Il voto (284 a favore, 249 contro, 32 astenuti) ha diviso i partiti, in particolare i liberaldemocratici, il Ppe e i Verdi.
Il centrosinistra italiano ha riportato nell’Aula le spaccature già emerse qualche settimana fa, dopo che il ministro per la Ricerca scientifica Fabio Mussi aveva annunciato l’apertura alle staminali su scala europea.
Tra i nove eurodeputati della Margherita, sei hanno votato contro l’utilizzo delle «embrionali» (Alfonso Andria, Andrea Losco, Vittorio Prodi, Gianluca Susta, Patrizia Toia, Donato Veraldi), mentre tre (Luigi Cocilovo, Paolo Costa e Lapo Pistelli) si sono pronunciati a favore.
«Era l’unico modo per portare a casa comunque una soluzione di compromesso, dopo che erano stati bocciati gli altri emendamenti» spiega Pistelli. Contrario anche Gianni Rivera, deputato ulivista per ora registrato nel gruppo dei non-iscritti. Mini-spaccatura nei Verdi italiani: Monica Frassoni, co-presidente del gruppo, si è schierata per il «sì» alle staminali, mentre l’altoatesino Sepp Kusstatscher si è pronunciato per il «no».
I diessini, invece, hanno appoggiato in blocco l’apertura alle staminali (in Aula presenti 14 su 15 eurodeputati). Astenuto, infine, Carlo Fatuzzo del Partito dei pensionati (aderisce al Ppe). Sul versante opposto, il centrodestra si è schierato compatto: tutti contrari i parlamentari di Forza Italia, di An, dell’Udc, della Lega Nord.
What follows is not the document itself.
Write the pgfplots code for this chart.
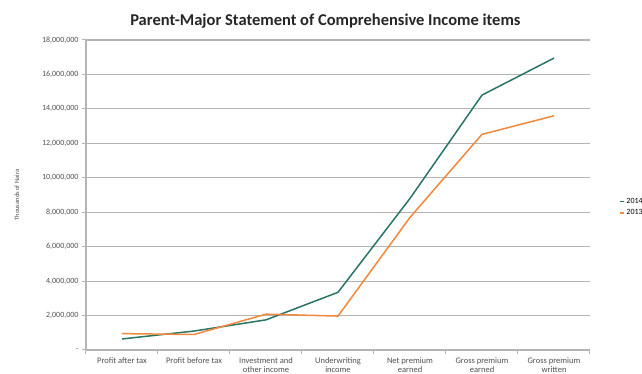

Il capitolo sulle staminali è inserito nel «Settimo programma quadro di Ricerca scientifica» che impegna circa 50 miliardi di euro nei settori più diversi dell’innovazione: dalla nanotecnologia allo spazio. L’area della sperimentazione sulle staminali (embrionali comprese) assorbirà meno dell’1% delle risorse totali e comprende, tra l’altro, studi per la cura dei tumori, delle malattie cardiovascolari, del diabete, sviluppati soprattutto in Gran Bretagna, Spagna, Belgio e Olanda.
L’intero «pacchetto» dovrà ora passare al vaglio del Consiglio dei ministri della Ue e poi ritornare, in seconda lettura, all’Europarlamento. Ma nel confronto tra i Paesi Ue l’Italia avrà, per forza di cose, un ruolo chiave. Gli equilibri sono incerti. Germania, Austria, Polonia, Slovacchia e Malta chiedono di non dare neanche un centesimo a progetti che coinvolgono le cellule staminali. Fino a poche settimane fa, anche l’Italia faceva parte di questo schieramento. Anzi, l’apporto di Roma era necessario per costituire una «minoranza di blocco» e quindi fermare l’intero provvedimento. Poi, il 30 maggio scorso, Mussi ha annunciato che il nuovo governo si sarebbe sfilato dal «fronte del no».
Da quel momento il centrosinistra è entrato in agitazione. Ora, dopo il voto dell’Europarlamento, la maggioranza è chiamata a concordare quale linea dovrà seguire l’esecutivo a Bruxelles.
Le divisioni di ieri hanno lasciato il segno. Patrizia Toia della Margherita dice di essere «sconcertata e avvilita» ma soprattutto invita «il governo Prodi e in particolare il ministro Mussi a non dare una lettura unilaterale o in superficie di questo voto» poiché «è necessario approfondire le ragioni di diversità nelle posizioni dei parlamentari italiani».
Si fa sentire anche la voce della Chiesa.
Monsignor Elio Sgreccia, presidente della Pontificia Accademia per la vita, ritiene che l’Europarlamento abbia preso una decisione «anti-umana», che «intacca il principio di intangibilità della vita». Da registrare, infine, il giudizio controcorrente nel centrodestra di Chiara Moroni, vice presidente del gruppo di Forza Italia alla Camera: «Il segnale di Strasburgo è positivo. L’Italia non può restare fuori dalla comunità scientifica internazionale».